Armed with an unyielding work ethic and raw musical talent, Eddie toiled away at the guitar. His mind walled off by the thick padding of his headphones, Eddie listened endlessly to his favorite artist, Eric Clapton’s records until his ears could discern each note. And he played each note until the skin of his fingers molded into the fibers of his guitar’s fretboard and intertwined with the coiled copper in its strings. He played until the guitar became an extension of himself, a natural extension of his soul and his creativity.
This was long before the days of YouTube Guitar Tutorials that gave you a string-by-string, fret-by-fret guitar how-to on every song you could think of. This was an era where hopeful guitarists would sit idly by their record players and absorb each note as it echoed out of the speaker, and hone and sharpen their ear until they could find it amid the maze of frets and strings that made up the instrument.
It was 1974 when, with the addition of frontman David Lee Roth on vocals and Michael Anthony on bass, Van Halen officially became a band. But as the eponymous name suggests, Van Halen’s sound and the music and the image were largely the product of Eddie Van Halen himself. Not even the departure of their first frontman stymied the group, as they rode on with Sammie Hagar, continuing to score hits on the charts.
One could argue Van Halen didn’t need a vocalist or a backing band. His titular debut album, Van Halen, featured one of the most famous rock instrumentals of all time, “Eruption” – and the follow-up featured the less widely known, but equally impressive acoustic piece, “Spanish Fly.” It’s a two-minute visceral, unadulterated guitar solo that’s etched into every budding guitarist’s mind from an early age as a rite of passage into the world of rock and roll.
In contrast to Europe and the UK, American rock music has largely been defined and influenced more by its solo acts than its bands, or the key individuals in bands. While the British doled out The Beatles, America had Elvis; when the British had the Rolling Stones, America had Bob Dylan; and even later, in the 1980s while the UK boasted The Police and Genesis and Queen, in America, Eddie Van Halen was the man. A true testament to America’s founding virtue of individual achievement.

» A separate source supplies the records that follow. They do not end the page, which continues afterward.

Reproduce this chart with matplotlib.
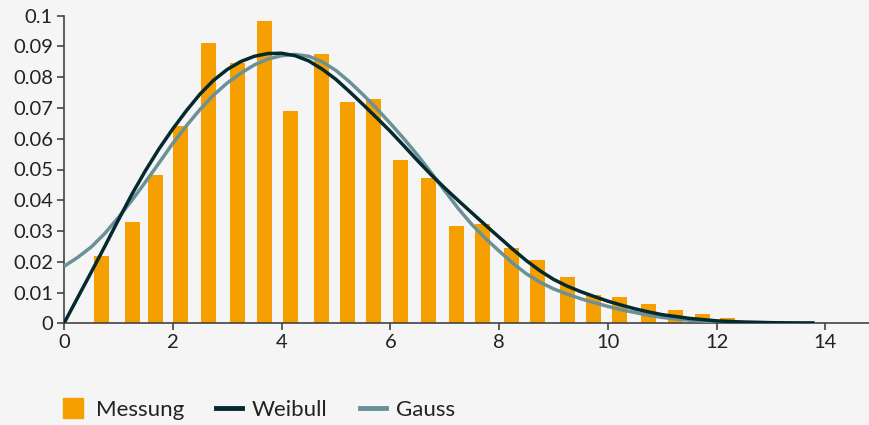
import matplotlib
matplotlib.use("Agg")
import matplotlib.pyplot as plt
from matplotlib.lines import Line2D

# --- data ---
bar_x = [0.69, 1.26, 1.68, 2.14, 2.66, 3.19, 3.69, 4.16, 4.73, 5.21, 5.69, 6.19,
         6.70, 7.22, 7.69, 8.23, 8.70, 9.26, 9.73, 10.21, 10.74, 11.24, 11.74, 12.20]
messung = [0.0219, 0.0329, 0.0482, 0.0641, 0.0911, 0.0847, 0.0983, 0.0690, 0.0875,
           0.0720, 0.0729, 0.0531, 0.0472, 0.0316, 0.0323, 0.0245, 0.0206, 0.0151,
           0.0092, 0.0085, 0.0063, 0.0043, 0.0030, 0.0017]

curve_x = [0, 0.25, 0.5, 0.75, 1.0, 1.25, 1.5, 1.75, 2.0, 2.25, 2.5, 2.75, 3.0, 3.25,
           3.5, 3.75, 4.0, 4.25, 4.5, 4.75, 5.0, 5.25, 5.5, 5.75, 6.0, 6.25, 6.5, 6.75,
           7.0, 7.25, 7.5, 7.75, 8.0, 8.25, 8.5, 8.75, 9.0, 9.25, 9.5, 9.75, 10.0,
           10.25, 10.5, 10.75, 11.0, 11.25, 11.5, 11.75, 12.0, 12.5, 13.0, 13.5, 13.8]
weibull = [0.0, 0.0083, 0.0166, 0.0250, 0.0336, 0.0420, 0.0497, 0.0568, 0.0632,
           0.0691, 0.0745, 0.0790, 0.0825, 0.0851, 0.0868, 0.0877, 0.0878, 0.0870,
           0.0853, 0.0826, 0.0793, 0.0753, 0.0711, 0.0668, 0.0624, 0.0577, 0.0529,
           0.0483, 0.0440, 0.0399, 0.0359, 0.0319, 0.0280, 0.0241, 0.0204, 0.0171,
           0.0143, 0.0121, 0.0103, 0.0087, 0.0072, 0.0059, 0.0047, 0.0037, 0.0028,
           0.0022, 0.0016, 0.0012, 0.0008, 0.0004, 0.0002, 0.0001, 0.0001]
gauss = [0.0185, 0.0214, 0.0248, 0.0292, 0.0344, 0.0400, 0.0460, 0.0522, 0.0585,
         0.0642, 0.0695, 0.0742, 0.0781, 0.0813, 0.0840, 0.0859, 0.0870, 0.0874,
         0.0868, 0.0850, 0.0822, 0.0785, 0.0743, 0.0698, 0.0650, 0.0600, 0.0547,
         0.0490, 0.0431, 0.0373, 0.0321, 0.0276, 0.0235, 0.0196, 0.0161, 0.0134,
         0.0112, 0.0095, 0.0080, 0.0067, 0.0055, 0.0044, 0.0035, 0.0026, 0.0019,
         0.0014, 0.0010, 0.0007, 0.0005, 0.0003, 0.0002, 0.0001, 0.0001]

x_ticks = [0, 2, 4, 6, 8, 10, 12, 14]
y_ticks = [0, 0.01, 0.02, 0.03, 0.04, 0.05, 0.06, 0.07, 0.08, 0.09, 0.1]
y_labels = ["0", "0.01", "0.02", "0.03", "0.04", "0.05", "0.06", "0.07", "0.08", "0.09", "0.1"]

ORANGE = "#f5a000"
DARK = "#04292e"
GREY = "#6a9197"
BG = "#f5f5f5"
TXT = "#222222"

plt.rcParams['font.family'] = ['Lato', 'DejaVu Sans']

fig = plt.figure(figsize=(8.7, 4.25), dpi=100, facecolor=BG)
ax = fig.add_axes([64 / 870, 1 - 323.3 / 425, 1 - 64 / 870, (323.3 - 15.7) / 425])
ax.set_facecolor(BG)

ax.bar(bar_x, messung, width=0.276, color=ORANGE, zorder=2)
ax.plot(curve_x, gauss, color=GREY, lw=2.5, zorder=3, solid_capstyle='butt',
        solid_joinstyle='round')
ax.plot(curve_x, weibull, color=DARK, lw=2.5, zorder=4, solid_capstyle='butt',
        solid_joinstyle='round')

ax.set_xlim(0, 14.82)
ax.set_ylim(0, 0.1)
ax.set_xticks(x_ticks)
ax.set_xticklabels([str(t) for t in x_ticks])
ax.set_yticks(y_ticks)
ax.set_yticklabels(y_labels)

for s in ['top', 'right']:
    ax.spines[s].set_visible(False)
for s in ['left', 'bottom']:
    ax.spines[s].set_color("#444444")
    ax.spines[s].set_linewidth(1.2)
ax.tick_params(axis='both', colors="#444444", labelcolor=TXT, labelsize=14.5,
               length=5, width=1.2)
ax.tick_params(axis='x', pad=3)
ax.tick_params(axis='y', pad=3)

handles = [
    Line2D([], [], marker='s', ms=14.5, color=ORANGE, linestyle='none'),
    Line2D([], [], color=DARK, lw=3.5),
    Line2D([], [], color=GREY, lw=3.5),
]
fig.legend(handles, ["Messung", "Weibull", "Gauss"], loc='center left',
           bbox_to_anchor=(0.0456, 0.035), ncol=3, frameon=False, fontsize=16,
           handlelength=1.17, handletextpad=0.45, columnspacing=1.45, labelcolor=TXT)

fig.savefig("out.png", dpi=100, facecolor=BG)
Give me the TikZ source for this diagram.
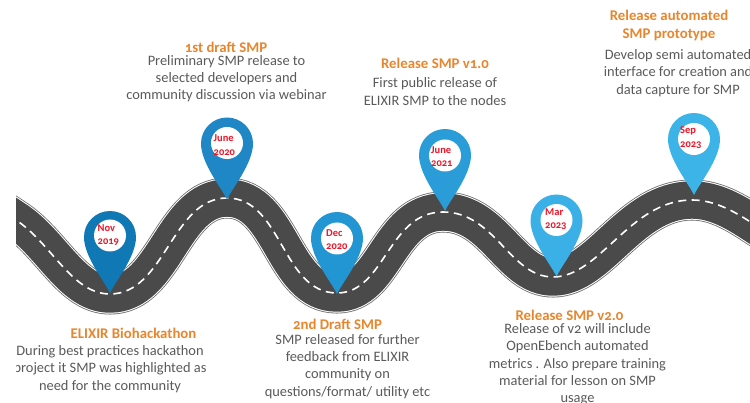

The appeal of Van Halen’s music has always been its accessibility. Despite all his musical deftness and virtuosity, Eddie was, at heart, a good-old American rock-and-roll entertainer. He didn’t vie for assuaging the rock critics with pretentious lyrical depth or avant-garde experimentation. He wrote music to entertain and regale reams of audiences with timeless hits like “Runnin’ with the Devil,” “Ain’t Talkin Bout Live,” “Jump,” or “Panama.”

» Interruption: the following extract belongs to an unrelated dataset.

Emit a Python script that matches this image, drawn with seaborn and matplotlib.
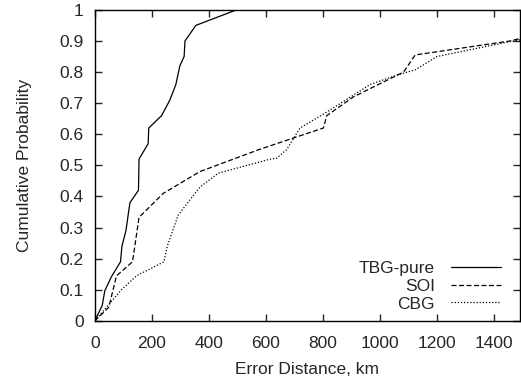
import pandas as pd
import matplotlib
matplotlib.use("Agg")
import matplotlib.pyplot as plt
import seaborn as sns

# Curve points (error distance km, cumulative probability)
tbg_x = [0, 26, 35, 58, 90, 95, 109, 123, 153, 155, 187, 189, 234, 263, 284, 298, 313, 316, 354, 497]
tbg_y = [0, 0.05, 0.097, 0.142, 0.19, 0.24, 0.29, 0.38, 0.42, 0.52, 0.57, 0.62, 0.66, 0.71, 0.76, 0.82, 0.85, 0.90, 0.95, 1.0]

soi_x = [0, 49, 76, 132, 155, 240, 368, 573, 719, 801, 813, 906, 1082, 1123, 1456, 1500]
soi_y = [0, 0.044, 0.145, 0.19, 0.333, 0.41, 0.48, 0.55, 0.595, 0.62, 0.66, 0.72, 0.80, 0.855, 0.90, 0.91]

cbg_x = [0, 53, 93, 146, 242, 254, 292, 368, 433, 614, 637, 672, 719, 807, 965, 1058, 1123, 1199, 1456, 1500]
cbg_y = [0, 0.057, 0.10, 0.145, 0.19, 0.24, 0.34, 0.43, 0.475, 0.52, 0.523, 0.55, 0.62, 0.668, 0.76, 0.79, 0.807, 0.85, 0.898, 0.905]

series = ["TBG-pure", "SOI", "CBG"]

frames = []
for name, xs, ys in zip(series, [tbg_x, soi_x, cbg_x], [tbg_y, soi_y, cbg_y]):
    frames.append(pd.DataFrame({"dist": xs, "prob": ys, "method": name}))
df = pd.concat(frames, ignore_index=True)

sns.set_style("ticks")
plt.rcParams["font.family"] = ["Liberation Sans", "DejaVu Sans"]

fig = plt.figure(figsize=(5.21, 3.78), dpi=100)
ax = fig.add_axes([0.182, 0.151, 0.816, 0.823])

sns.lineplot(data=df, x="dist", y="prob", hue="method", style="method",
             palette={s: "black" for s in series},
             dashes={"TBG-pure": "", "SOI": (4, 2), "CBG": (1, 1.5)},
             sort=False, estimator=None, linewidth=0.9, ax=ax)

ax.set_xlim(0, 1490)
ax.set_ylim(0, 1)
ax.set_xticks(range(0, 1401, 200))
ax.set_yticks([i / 10 for i in range(11)])
ax.set_yticklabels(["0"] + [f"{i/10:.1f}" for i in range(1, 10)] + ["1"])
ax.tick_params(direction="in", top=True, right=True, length=5, width=1, labelsize=12.5)
ax.tick_params(axis="x", pad=10.5)
ax.tick_params(axis="y", pad=8)
for sp in ax.spines.values():
    sp.set_visible(True)
    sp.set_linewidth(1)
    sp.set_color("black")

ax.set_xlabel("Error Distance, km", fontsize=12.5, labelpad=8)
ax.set_ylabel("Cumulative Probability", fontsize=12.5, labelpad=20)

ax.legend(title=None, loc="lower right", frameon=False, markerfirst=False,
          fontsize=12.5, handlelength=2.9, handletextpad=0.9, labelspacing=0.15,
          bbox_to_anchor=(0.992, -0.02))

fig.savefig("out.png", dpi=100)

There is no better example of Van Halen’s universality than his famed appearance on Michael Jackson’s 1983 hit single, “Beat It.” Van Halen recorded the solo in just one take, crafting one of the earliest cross-genre collaborations between his own world of hard-rock and Michael Jackson’s domain of hip-hop. Demonstrating that music isn’t doomed to being pigeon-holed into a tidy box titled “rock” or “R&B,” Van Halen paved the way for other acts like Aerosmith and Run-DMC to collaborate on “Walk This Way.”
The concept of the “guitar hero” is, in part, as American as baseball. It is an identity created by the guitarist to define their unique individualism as an instrumental maestro; by definition, no two can be the same. Throughout rock music every one has left a lasting mark on our pop culture. The progenitor of this phenomenon, Chuck Berry, gave us the duckwalk. Jimi Hendrix played his Stratocaster with his teeth. And Eddie Van Halen, amongst many things, popularized the two-handed tapping technique and made it a household name with every teenager who’d just bought their very first guitar, and for generations to come gave them someone to look up to.